16 July 2008—As both computer chips and supercomputers grow more powerful by linking together more and more processors, they risk wasting money, energy, and time by sending data among processors over inefficient routes. The amount of time a supercomputer spends shuttling data around can vary dramatically but averages between 10 percent and 30 percent. Now one Stanford engineer says he and his colleagues at supercomputer maker Cray have the most efficient scheme yet for directing all that traffic—an architecture he calls the ”flattened butterfly.”
According to William Dally, chairman of Stanford’s computer science department, the flattened butterfly cuts the cost of building a supercomputer in half, compared with the cost of using a standard architecture known as a Clos network. Dally’s simulations show that in multicore microprocessors, the flattened butterfly can increase data throughput by up to 50 percent over a standard mesh network, reduce power consumption by 38 percent, and cut latency—the time a data packet spends waiting to be forwarded—by 28 percent.
The flattened butterfly is an update of an architecture known as a butterfly, which has been around since the 1960s. The name comes from the pattern of inverted triangles created by the interconnections, which looks like butterfly wings. Dally flattens the butterfly by combining columns of routers and linking each router to more processors. The new configuration halves the number of router-to-router connections. Data traveling between the processors can now get to any other processor in fewer hops, even though the physical route may be longer, and that eliminates considerable latency.
The original butterfly moved data by the most efficient route, but it couldn’t handle a conflict between two packets trying to use the same connection at the same time. The Clos network overcame that problem by having all the packets overshoot their destination—going to a more distant router and then hopping back to the right location. Unfortunately, most of the time the overshoot isn’t necessary. ”The problem with the Clos network is that it takes twice as many hops as you really need,” Dally says.
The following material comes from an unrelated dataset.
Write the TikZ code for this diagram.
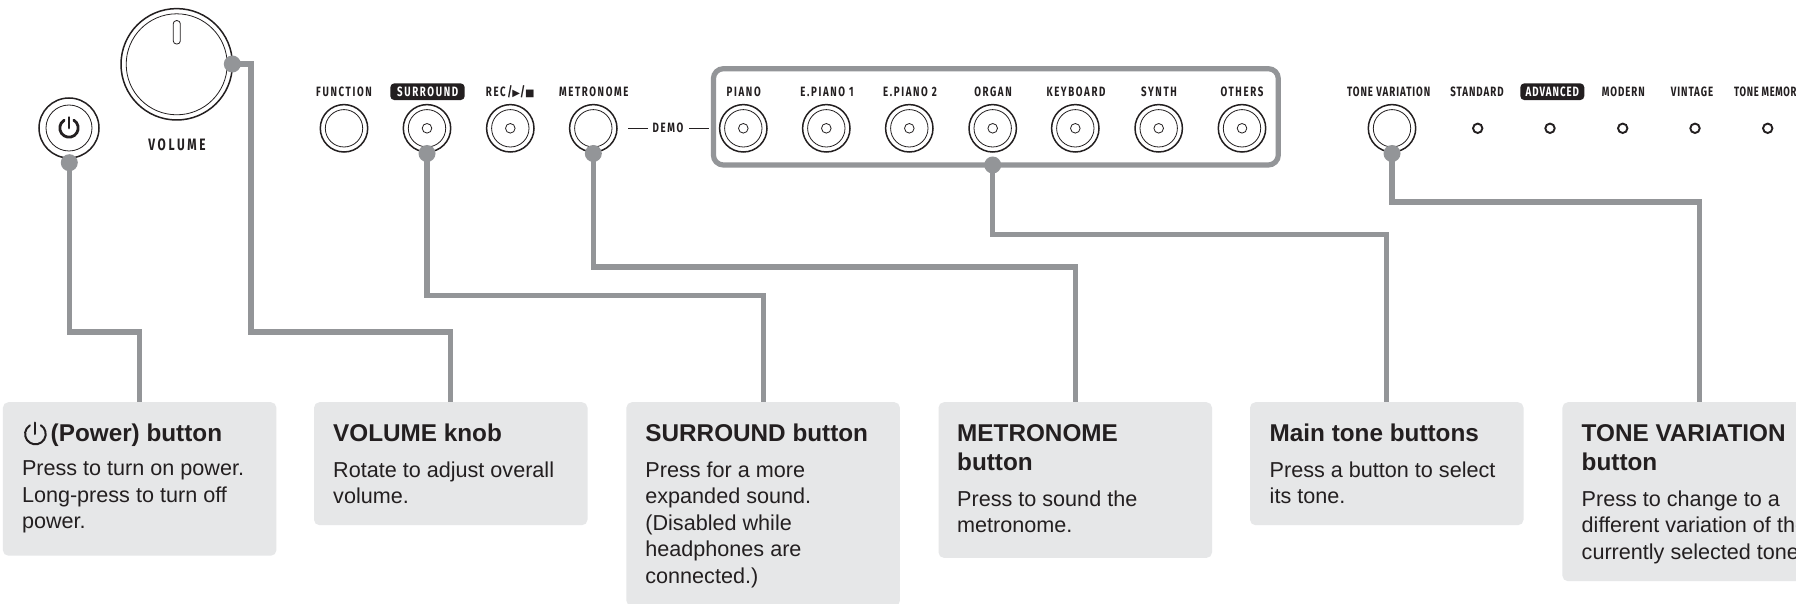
\documentclass[tikz,border=0pt]{standalone}
\usepackage{fontspec}
\setmainfont{Liberation Sans}
\newfontfamily\arial{Liberation Sans}
\newfontfamily\din[FakeStretch=0.72,LetterSpace=12]{Fira Sans}
\newfontfamily\dinwide[FakeStretch=0.72,LetterSpace=16]{Fira Sans}
\newfontfamily\dintight[FakeStretch=0.72,LetterSpace=7]{Fira Sans}
\newfontfamily\dinnarrow[FakeStretch=0.70,LetterSpace=5]{Fira Sans}
\newfontfamily\dejavu{DejaVu Sans}
\definecolor{conn}{HTML}{939598}
\definecolor{boxfill}{HTML}{E6E7E8}
\definecolor{ink}{HTML}{231F20}
\tikzset{
  outerbtn/.style={circle,draw=ink,line width=1.5pt,fill=white,inner sep=0pt,minimum size=47.4pt},
  innerbtn/.style={circle,draw=ink,line width=0.8pt,inner sep=0pt,minimum size=37.4pt},
  markbtn/.style={circle,draw=ink,line width=0.8pt,inner sep=0pt,minimum size=9.6pt},
  led/.style={circle,draw=ink,line width=1.9pt,inner sep=0pt,minimum size=9.4pt},
  dotmark/.style={circle,fill=conn,inner sep=0pt,minimum size=17pt},
  connline/.style={draw=conn,line width=5.2pt,line join=miter},
  infobox/.style={fill=boxfill,rounded corners=5.5pt,inner sep=0pt,minimum width=273.5pt,anchor=north west},
  info/.style={anchor=north west,inner sep=0pt,text width=300pt,align=flush left,text=ink,font=\arial},
  lbl/.style={inner sep=0pt,text=ink,font=\din\bfseries\fontsize{13.5}{15}\selectfont},
  lbt/.style={inner sep=0pt,text=ink,font=\dintight\bfseries\fontsize{13.5}{15}\selectfont},
  lblw/.style={inner sep=0pt,text=white,font=\din\bfseries\fontsize{13.5}{15}\selectfont},
  pill/.style={fill=ink,rounded corners=4pt,inner sep=0pt,minimum height=16.7pt},
}
\newcommand{\ttl}{\bfseries\fontsize{24.3}{29}\selectfont\strut}
\newcommand{\bdyfont}{\fontsize{21.6}{26.5}\selectfont\strut}
\newcommand{\bdy}{\vspace{7pt}\bdyfont}
\newcommand{\btnplain}[3]{\node[outerbtn] (#1) at (#2,#3) {};\node[innerbtn] (#1i) at (#1) {};}
\newcommand{\btnmark}[3]{\btnplain{#1}{#2}{#3}\node[markbtn] (#1m) at (#1) {};}
\newcommand{\pwrsym}[5]{\begin{scope}[shift={(#1,#2)},y=1pt]
  \draw[ink,line width=#4pt,line cap=round] (58:#3) arc[start angle=58,end angle=-238,radius=#3];
  \draw[ink,line width=#4pt,line cap=round] (0,0) -- (0,#5);
  \end{scope}}
\begin{document}
\begin{tikzpicture}[x=1pt,y=-1pt]
\useasboundingbox (0,0) rectangle (1796,604);
\clip (0,0) rectangle (1796,604);
\fill[white] (0,0) rectangle (1796,604);

% info boxes
\node[infobox,minimum height=153.5pt] (bP) at (2.7,402) {};
\node[infobox,minimum height=123pt] (bV) at (313.8,402) {};
\node[infobox,minimum height=204pt] (bS) at (626.2,402) {};
\node[infobox,minimum height=155.7pt] (bM) at (938.3,402) {};
\node[infobox,minimum height=123pt] (bT) at (1249.8,402) {};
\node[infobox,minimum height=179pt] (bQ) at (1562.2,402) {};

\node[info] (tP) at (50.5,421.4) {{\ttl (Power) button\par}};
\node[info] (tPb) at (21.8,457) {{\bdyfont Press to turn on power.\\\strut Long-press to turn off\\\strut power.\par}};
\node[info] (tV) at (333,421.4) {{\ttl VOLUME knob\par}{\bdy Rotate to adjust overall\\\strut volume.\par}};
\node[info] (tS) at (645.2,421.4) {{\ttl SURROUND button\par}{\bdy Press for a more\\\strut expanded sound.\\\strut (Disabled while\\\strut headphones are\\\strut connected.)\par}};
\node[info] (tM) at (957,421.4) {{\ttl METRONOME\\\strut button\par}{\bdy Press to sound the\\\strut metronome.\par}};
\node[info] (tT) at (1269.5,421.4) {{\ttl Main tone buttons\par}{\bdy Press a button to select\\\strut its tone.\par}};
\node[info] (tQ) at (1581.5,421.4) {{\ttl TONE VARIATION\\\strut button\par}{\bdy Press to change to a\\\strut different variation of the\\\strut currently selected tone.\par}};
\pwrsym{35.4}{434}{10.3}{2}{11.5}

% main tone frame
\node[draw=conn,line width=5.2pt,rounded corners=10pt,inner sep=0pt,minimum width=564.9pt,minimum height=96.3pt] (frame) at (995.85,116.85) {};

% knob
\node[outerbtn,minimum size=111.4pt] (knob) at (176.7,64.3) {};
\node[innerbtn,minimum size=101pt] (knobi) at (knob) {};
\node[draw=ink,line width=0.8pt,rounded corners=3pt,inner sep=0pt,minimum width=7pt,minimum height=23.3pt] (knobm) at (176.8,32.3) {};
\node[lbl,font=\dinwide\bfseries\fontsize{16.5}{18}\selectfont] (knobl) at (177,145) {VOLUME};

% power button
\node[outerbtn,minimum size=60pt] (pwr) at (69,128) {};
\node[innerbtn,minimum size=46pt] (pwri) at (pwr) {};
\pwrsym{69}{128}{9.2}{2.8}{10.5}

% buttons
\btnplain{fn}{344}{128.3}
\btnmark{sur}{427}{128.3}
\btnmark{rec}{510.3}{128.3}
\btnplain{met}{593.3}{128.3}
\btnmark{pia}{743.3}{128.3}
\btnmark{ep1}{826.3}{128.3}
\btnmark{ep2}{909.3}{128.3}
\btnmark{org}{992.7}{128.3}
\btnmark{key}{1075.3}{128.3}
\btnmark{syn}{1158.7}{128.3}
\btnmark{oth}{1242}{128.3}
\btnplain{tv}{1392}{128.3}

% leds
\node[led] (l1) at (1477.7,128.3) {};
\node[led] (l2) at (1550,128.3) {};
\node[led] (l3) at (1622.7,128.3) {};
\node[led] (l4) at (1695,128.3) {};
\node[led] (l5) at (1767.7,128.3) {};

% labels
\node[lbl] (lfn) at (344,91.7) {FUNCTION};
\node[pill,minimum width=74.4pt] (psur) at (427.5,91.7) {};
\node[lblw] (lsur) at (427.7,91.7) {SURROUND};
\node[lbl] (lrec) at (510.3,91.7) {REC/{\dejavu\fontsize{10}{12}\selectfont ▶}/{\dejavu\fontsize{10}{12}\selectfont ■}};
\node[lbl] (lmet) at (593.7,91.7) {METRONOME};
\node[lbl] (lpia) at (743.7,91.7) {PIANO};
\node[lbl] (lep1) at (827,91.7) {E.PIANO 1};
\node[lbl] (lep2) at (910,91.7) {E.PIANO 2};
\node[lbl] (lorg) at (993,91.7) {ORGAN};
\node[lbl] (lkey) at (1076,91.7) {KEYBOARD};
\node[lbl] (lsyn) at (1159,91.7) {SYNTH};
\node[lbl] (loth) at (1242,91.7) {OTHERS};
\node[lbt] (ltv) at (1388.7,91.7) {TONE VARIATION};
\node[lbt] (lst) at (1477,91.7) {STANDARD};
\node[pill,minimum width=64pt] (padv) at (1552.3,91.7) {};
\node[lblw,font=\dintight\bfseries\fontsize{13.5}{15}\selectfont] (ladv) at (1552.3,91.7) {ADVANCED};
\node[lbt] (lmod) at (1623.3,91.7) {MODERN};
\node[lbt] (lvin) at (1692,91.7) {VINTAGE};
\node[lbt,anchor=west,font=\dinnarrow\bfseries\fontsize{13.5}{15}\selectfont] (ltm) at (1734,91.7) {TONE MEMORY};

% demo
\node[lbl] (demo) at (668,128.3) {DEMO};
\coordinate (da) at (628.3,128.3);
\coordinate (db) at (709.3,128.3);
\draw[ink,line width=1.5pt] (da) -- (648.3,128.3);
\draw[ink,line width=1.5pt] (689.3,128.3) -- (db);

% connector dots
\node[dotmark] (dP) at (69.3,162.7) {};
\node[dotmark] (dV) at (232.3,64) {};
\node[dotmark] (dS) at (427,153.5) {};
\node[dotmark] (dM) at (593.3,153.5) {};
\node[dotmark] (dT) at (992.7,165) {};
\node[dotmark] (dQ) at (1392,153.5) {};

% connectors
\draw[connline] (dP.center) -- (dP.center |- 0,332) -- (bP.north |- 0,332) -- (bP.north);
\draw[connline] (dV.center) -- (251,64) -- (251,332) -- (bV.north |- 0,332) -- (bV.north);
\draw[connline] (dS.center) -- (dS.center |- 0,295.5) -- (bS.north |- 0,295.5) -- (bS.north);
\draw[connline] (dM.center) -- (dM.center |- 0,267) -- (bM.north |- 0,267) -- (bM.north);
\draw[connline] (dT.center) -- (dT.center |- 0,234.8) -- (bT.north |- 0,234.8) -- (bT.north);
\draw[connline] (dQ.center) -- (dQ.center |- 0,202) -- (bQ.north |- 0,202) -- (bQ.north);
\end{tikzpicture}
\end{document}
The flattened butterfly adaptively senses congestion and overshoots only when it needs to. Dally compares it to deciding which road to take when driving from San Jose to Palo Alto. If an online map tells him there’s a lot of traffic on the shorter Route 101, he’ll take the longer Route 280. If traffic is the same, he’ll choose the shorter way. It’s this adaptive routing that makes the flattened butterfly work.
Though most of today’s multicore chips have no more than eight processors and can simply use a bus to communicate, emerging chips with far larger numbers of cores use what’s called a mesh network, which looks like a Manhattan street grid. Packets might go south down an avenue for a block, east for two blocks, then south again for three, with each intersection of street and avenue representing a router. In a flattened butterfly, there are longer wires connecting distant destinations so the data can move between points as the crow flies rather than as a taxi drives. ”Every packet goes through one or two routers instead of 12 or 15,” Dally says.
Timothy Pinkston, who heads a group at the University of Southern California that’s trying to develop more efficient architectures for parallel computers, says the flattened butterfly ”does indeed have significant benefits in terms of efficiency as compared to meshes in the multicore processor context.” For the same cost in network resources, Dally’s design provides higher throughput, lower latency, and reduced power consumption, he says.
Dally presented the flattened butterfly at the International Symposium on Computer Architecture (ISCA) in 2007. Late last month, at this year’s ISCA, Dally's team introduced an updated architecture called Dragonfly, a scalable version for very-high-density networks, including supercomputers with one million nodes. For example, the architecture can group 64 routers connected via a flattened butterfly into one virtual router and then connect that to other virtual routers using another flattened butterfly. The grouped routers are interconnected electrically, via wires, but each virtual router is connected to every other one via an optical link. That means for long routes, the system can take advantage of the speed of optical interconnects, whereas for short routes, it relies on lower-cost electrical connections. Such a setup, says Dally, would be ideal for connecting data centers. In fact, after completing the Dragonfly work one of the authors took a position at Google, whose data centers are thought to be enormous. A Google spokesman says the company won’t discuss specifics about its infrastructure.
Steve Scott, chief technology officer at Cray, is also a coauthor on the Dragonfly paper. He says Cray has worked with Dally’s group before and has integrated some of his research into their designs, but he can’t say yet whether Cray will adopt the flattened butterfly or the Dragonfly.
Dally continues to work on better algorithms for sensing and balancing the traffic across various routes but says that until someone figures out something better, the flattened butterfly is the ideal architecture for tying together computing networks, whether on a single chip, in a supercomputer, or across a computer cluster. ”I think this is going to see quite wide use,” he says.